In April 1987, at the first All-Union Congress of the activists of Crimean Tatars’ movement, Dzhemilev was elected to the Central Initiative Group. He became an editor of the monthly “Vestnik Natsionalnogo Dvizhenija Krymskikh Tatar” (“The Herald of the National Movement of Crimean Tatars”). In May 1989 the Organization of the National Movement of Crimean Tatars was founded at the regular All-Union Congress of the activists, and Dzhemilev became the head of the Central Council of this organization. The same year he, together with his family, moved to the Crimea and settled in Bakhchisaray.

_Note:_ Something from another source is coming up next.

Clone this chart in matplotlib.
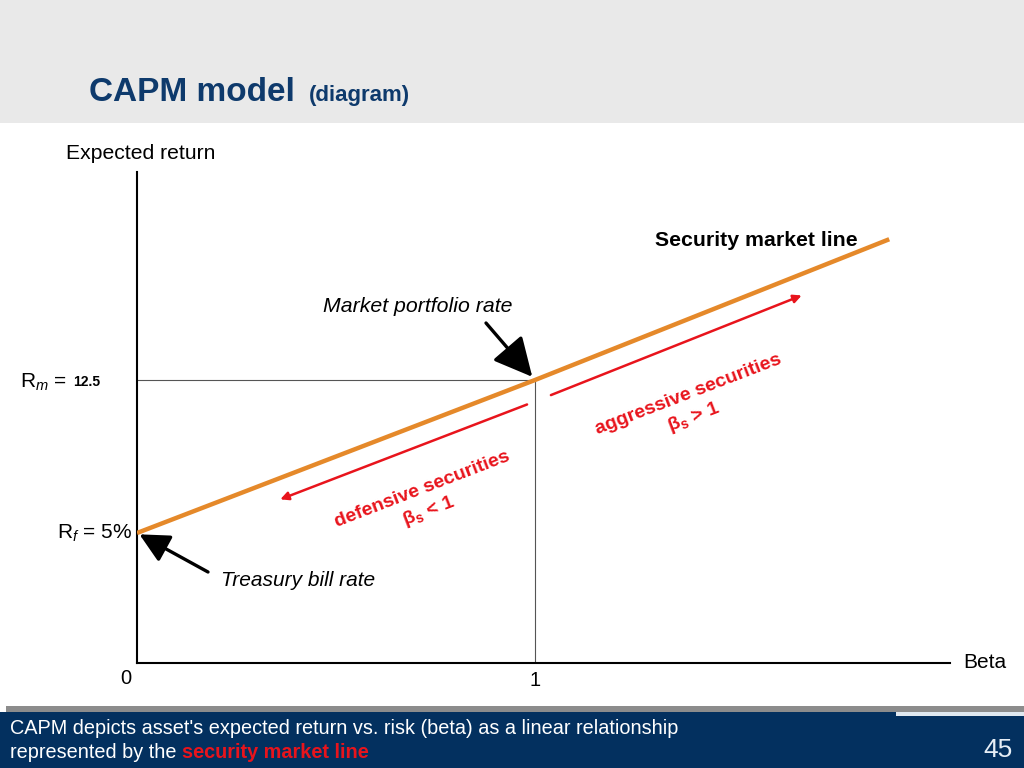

In June 1991 the National congress of representatives of Crimean Tatars was held for the first time after 1917, which was called the second kurultay. At this congress Dzhemilev was elected to the post of the head of Medjlis – the supreme representative organ of Crimean Tatars. In 1996, at the third kurultay, he was again elected the head of the Medjlis for another 5-year term. In March 1998 Dzhemilev became a deputy of the Supreme Rada of Ukraine after the party list of the People’s Rukh. He is a member of the Supreme Rada committee in charge of human rights, national minorities and interethnic relations.

Human rights protection and political activities of Dzhemilev was rewarded with numerous awards and honorary titles. He got the title of honorable Doctor of Science of the Seldjuk University (Turkey, 1996) and the Higher Technological institute of the town of Gebze (1998). In 1995-1996 Dzhemilev became an honorable citizen of several Turkish towns, the municipality of the town of Izmir gave him the international premium in the sphere of human rights. A park and several streets in Ankara and other towns were named after Mustafa Dzhemilev, as well as a lecture-room in the Seldjuk University and the library of the Kirikkale University.

In 1998 Dzhemilev got the annual F. Nansen prize of the UNO Supreme Commissariat in charge of refugees.


We are sincerely congratulating respected Mustafa Dzhemilev on his jubilee! We wish him health, creative inspiration and success!